Please join us on January 25 to the Museum of Art’s first public lecture of the spring semester. Janet Catherine Berlo, Professor of Art History and Visual and Cultural Studies at the University of Rochester, will present “Narrative and Abstraction in Plains Indian Art, 1850 to the Present,” in conjunction with the exhibition Art from the Northern Plains. After her 4:30 p.m. lecture in Kresge Auditorium Visual Arts Center, we will hold a reception at the Museum.
Berlo is one of the most distinguished scholars of historic and contemporary Native American art. Having received a Ph.D. in the History of Art from Yale University, she is the author of numerous books, including Native North American Art (with Ruth B. Phillips; Oxford, 1998, 2015), Plains Indian Drawings 1865-1935 (Abrams, 1996), and Spirit Beings and Sun Dancers: Black Hawk’s Vision of a Lakota World (Braziller Books, 2000). She has taught Native American art history as a visiting professor at Harvard and Yale, and was a Guggenheim Fellow in 1999. In 2017, she was the Senior Scholar in Residence at the Georgia O’Keeffe Research Center in Santa Fe, where she worked on her current book manuscript, Not Native American Art: Falsifications, Misrepresentations, and Vexed Identities.

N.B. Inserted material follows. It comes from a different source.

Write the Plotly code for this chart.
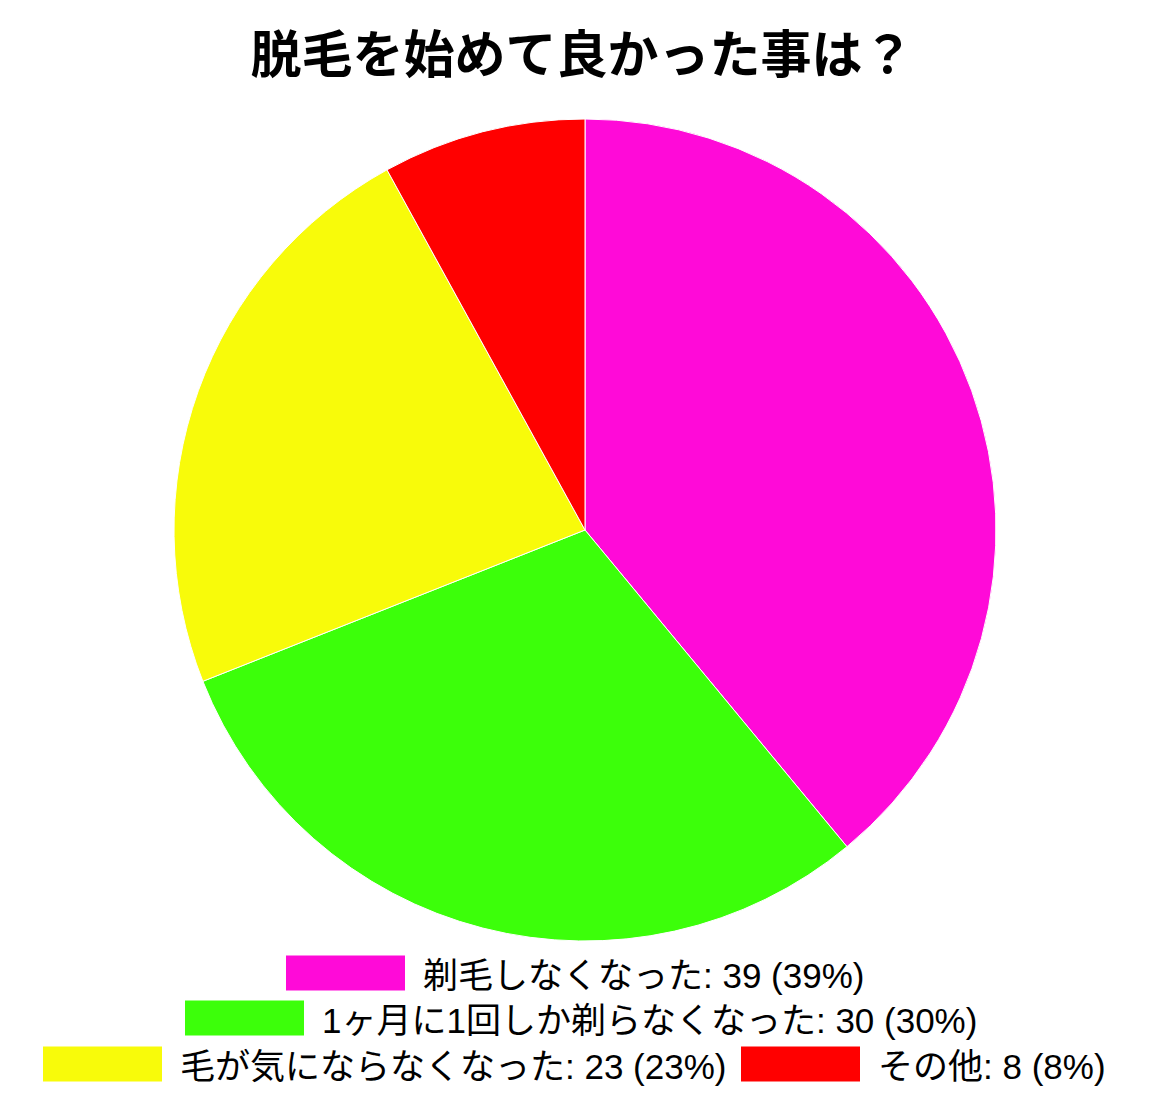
import plotly.graph_objects as go

title = "脱毛を始めて良かった事は？"
labels = ["剃毛しなくなった", "1ヶ月に1回しか剃らなくなった", "毛が気にならなくなった", "その他"]
values = [39, 30, 23, 8]
colors = ["#FF0AD8", "#3CFF0A", "#F8FB0A", "#FF0000"]

# page is 1170x1111; the plot div sits at (8, 8) inside the page body
PAGE_W, PAGE_H = 1170, 1111
OFF = 8
W, H = PAGE_W - OFF, PAGE_H - OFF
FONT = "Liberation Sans, Noto Sans CJK JP"


def px(x):
    return (x - OFF) / W


def py(y):
    return (PAGE_H - y) / H


fig = go.Figure()
fig.add_trace(go.Pie(
    labels=labels, values=values, sort=False, direction="clockwise", rotation=0,
    marker=dict(colors=colors, line=dict(color="white", width=1)),
    textinfo="none", hoverinfo="label+value+percent", showlegend=False,
    domain=dict(x=[px(174), px(996)], y=[py(941), py(119)]),
))

total = sum(values)
rows = [[0], [1], [2, 3]]
row_pos = [
    [(286, 973)],
    [(185, 1018)],
    [(43, 1064), (741, 1064)],
]
sw_w, sw_h = 119, 35
shapes = []
annotations = []
for r, items in enumerate(rows):
    for k, i in enumerate(items):
        x0, yc = row_pos[r][k]
        shapes.append(dict(type="rect", xref="paper", yref="paper",
                           x0=px(x0), x1=px(x0 + sw_w),
                           y0=py(yc + sw_h / 2), y1=py(yc - sw_h / 2),
                           fillcolor=colors[i], line=dict(width=0)))
        pct = round(values[i] / total * 100)
        annotations.append(dict(xref="paper", yref="paper",
                                x=px(x0 + sw_w + 16), y=py(yc + 2),
                                xanchor="left", yanchor="middle", showarrow=False,
                                text=f"{labels[i]}: {values[i]} ({pct}%)",
                                font=dict(family=FONT, size=35, color="black")))

fig.update_layout(
    width=W, height=H,
    margin=dict(l=0, r=0, t=0, b=0),
    paper_bgcolor="white", plot_bgcolor="white",
    title=dict(text=f"<b>{title}</b>", x=px(582), xanchor="center", y=py(55), yanchor="middle",
               font=dict(family="Noto Sans CJK JP", size=51, color="black")),
    shapes=shapes, annotations=annotations,
)

fig.write_html("out.html")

On the Great Plains of North America in the nineteenth century, men of Lakota and other tribes painted their military exploits and spiritual experiences on hide, muslin, and paper. Women more commonly beaded and painted abstract designs. Berlo’s lecture will focus on these two modes of expression, starting with nineteenth century objects such as winter counts, painted muslins, and beaded clothing and ending with a major work of multi-media installation art made by Canadian Lakota artist Dana Claxton in 2017. She will also consider the history of the Museum’s recently-acquired painting of a Sun Dance ceremony by an unidentified Lakota artist, a work that takes center stage in Art from the Northern Plains.